Nouveaux métiers, nouvelles fonctions

Les métiers du mécénat. Toutes les universités créent des fondations et recrutent tous azimuts pour les faire fonctionner. Mais le marché est très tendu, les compétences étant à rechercher directement dans le vivier du privé. À l’image de l'université de Cergy-Pontoise qui a lancé officiellement, en mars 2010, sa fondation partenariale et recruté deux personnes issues du mécénat culturel : Christel Bériot (qui avait notamment travaillé au Centre Pompidou) au poste de secrétaire générale et Estelle Limoge (25 ans, diplômée de Sciences po Lyon) en tant que chargée de mécénat.

Ces nouveaux métiers reposent sur des missions variées comme faire de la prospection pour cibler les bonnes entreprises, assurer une veille journalistique, établir des stratégies d’approche, nouer des relations privilégiées avec les partenaires.

Poste de responsable de cellule Europe.
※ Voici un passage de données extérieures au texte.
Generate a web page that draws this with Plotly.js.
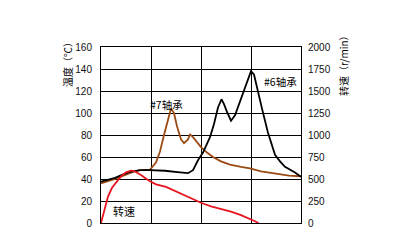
<!DOCTYPE html>
<html><head><meta charset="utf-8">
<script src="https://cdn.plot.ly/plotly-3.0.1.min.js"></script>
<style>html,body{margin:0;padding:0;background:#fff}#c{width:408px;height:244px}</style>
</head><body><div id="c"></div>
<script>
const xBearing6 = [0,0.14,0.28,0.54,0.78,0.98,1.28,1.58,1.74,1.84,1.94,2.04,2.18,2.26,2.34,2.41,2.46,2.52,2.6,2.68,2.76,2.88,2.96,3.0,3.06,3.14,3.22,3.34,3.48,3.58,3.68,3.88,4.0];
const tBearing6 = [37.5,39,41,46,48,48,47.5,46,45.3,48,57,64,78,90,105,112.5,108,101,93,98,108,123,134,138,135,118,104,82,62,56,51,46,42];
const xBearing7 = [0,0.14,0.28,0.5,0.66,0.8,0.98,1.1,1.18,1.26,1.34,1.4,1.46,1.52,1.6,1.66,1.74,1.78,1.84,1.92,2.0,2.12,2.24,2.4,2.58,2.8,2.98,3.2,3.5,3.76,4.0];
const tBearing7 = [36,38,40,44,47,48,48.5,55,65,80,94,104,100,88,76,72.5,76,80.5,78,73,69,64,60,56,53,51,49.7,47,44.5,43,42.5];
const xSpeed = [0,0.07,0.14,0.22,0.31,0.4,0.5,0.6,0.66,0.8,0.96,1.1,1.3,1.5,1.6,1.8,1.94,2.0,2.2,2.4,2.6,2.8,2.98,3.08,3.15];
const speed = [0,160,300,400,470,530,575,594,590,545,480,440,410,360,330,280,245,230,190,160,130,90,50,20,0];
const leftTicks = [0,20,40,60,80,100,120,140,160];
const rightTicks = [0,250,500,750,1000,1250,1500,1750,2000];

const cjk = '"Noto Sans CJK SC", sans-serif';
function ann(text, px, py, size, angle) {
  return {text:text, xref:'paper', yref:'paper', x:(px-101)/200, y:(223-py)/176,
          xanchor:'center', yanchor:'middle', showarrow:false, textangle:angle||0,
          font:{family:cjk, size:size, color:'#000'}};
}
const traces = [
  {x:xBearing7, y:tBearing7, mode:'lines', line:{color:'#9A4A12', width:1.8}, hoverinfo:'none'},
  {x:xBearing6, y:tBearing6, mode:'lines', line:{color:'#000000', width:1.8}, hoverinfo:'none'},
  {x:xSpeed, y:speed, yaxis:'y2', mode:'lines', line:{color:'#E8141E', width:1.8}, hoverinfo:'none'}
];
const layout = {
  width:408, height:244,
  margin:{l:101, r:107, t:47, b:21},
  paper_bgcolor:'#fff', plot_bgcolor:'#fff',
  showlegend:false,
  font:{family:'"Liberation Sans", Arial, sans-serif', size:10, color:'#111'},
  xaxis:{range:[0,4], dtick:1, showgrid:true, gridcolor:'#000', gridwidth:1, showticklabels:false, ticks:'', zeroline:false, showline:true, linecolor:'#000', linewidth:1, mirror:true, fixedrange:true},
  yaxis:{range:[0,160], tickvals:leftTicks, showgrid:true, gridcolor:'#000', gridwidth:1, zeroline:false, showline:true, linecolor:'#000', linewidth:1, ticks:'', ticklabelstandoff:6, fixedrange:true},
  yaxis2:{range:[0,2000], tickvals:rightTicks, overlaying:'y', side:'right', showgrid:false, zeroline:false, showline:true, linecolor:'#000', linewidth:1, ticks:'', ticklabelstandoff:4, fixedrange:true},
  annotations:[
    ann('#7轴承', 166, 104, 10.5),
    ann('#6轴承', 280, 81, 10.5),
    ann('转速', 124, 211, 11),
    ann('温度（℃）', 67, 62, 10, -90),
    ann('转速（r/min）', 343, 63, 10, -90)
  ]
};
Plotly.newPlot('c', traces, layout, {staticPlot:true, displayModeBar:false});
</script></body></html>
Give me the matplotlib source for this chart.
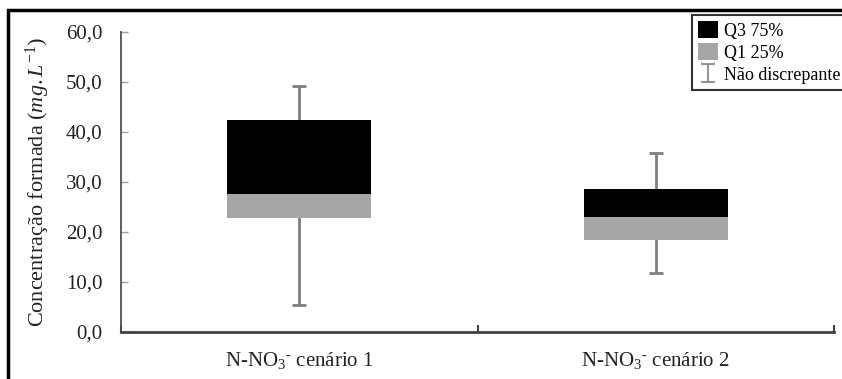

Composé de spécialistes en ingénierie de projets européens, la cellule d’Angers a été créée et pilotée par Françoise Grolleau (41 ans), professeur en biologie : « J’avais une forte sensibilité pour ce type de programme et le fait que je sois professeur m’a aidée car j’ai identifié plus vite les besoins et les difficultés des chercheurs. » De son propre aveu, elle a appris à manager les équipes « sur le terrain ».

Aujourd’hui, elle assume à plein temps la responsabilité (étant complètement déchargée d’enseignement) et la coordination des trois cellules Europe (universités de Nantes, d’Angers, du Maine), au sein de l'UNAM , le PRES ligérien. Elle participe au pilotage stratégique du PRES, tout à la fois en encourageant la spécialisation de certains sites sur des thématiques porteuses et en intervenant auprès de la Commission européenne pour infléchir les appels d’offres dans les domaines d’excellence des laboratoires du PRES.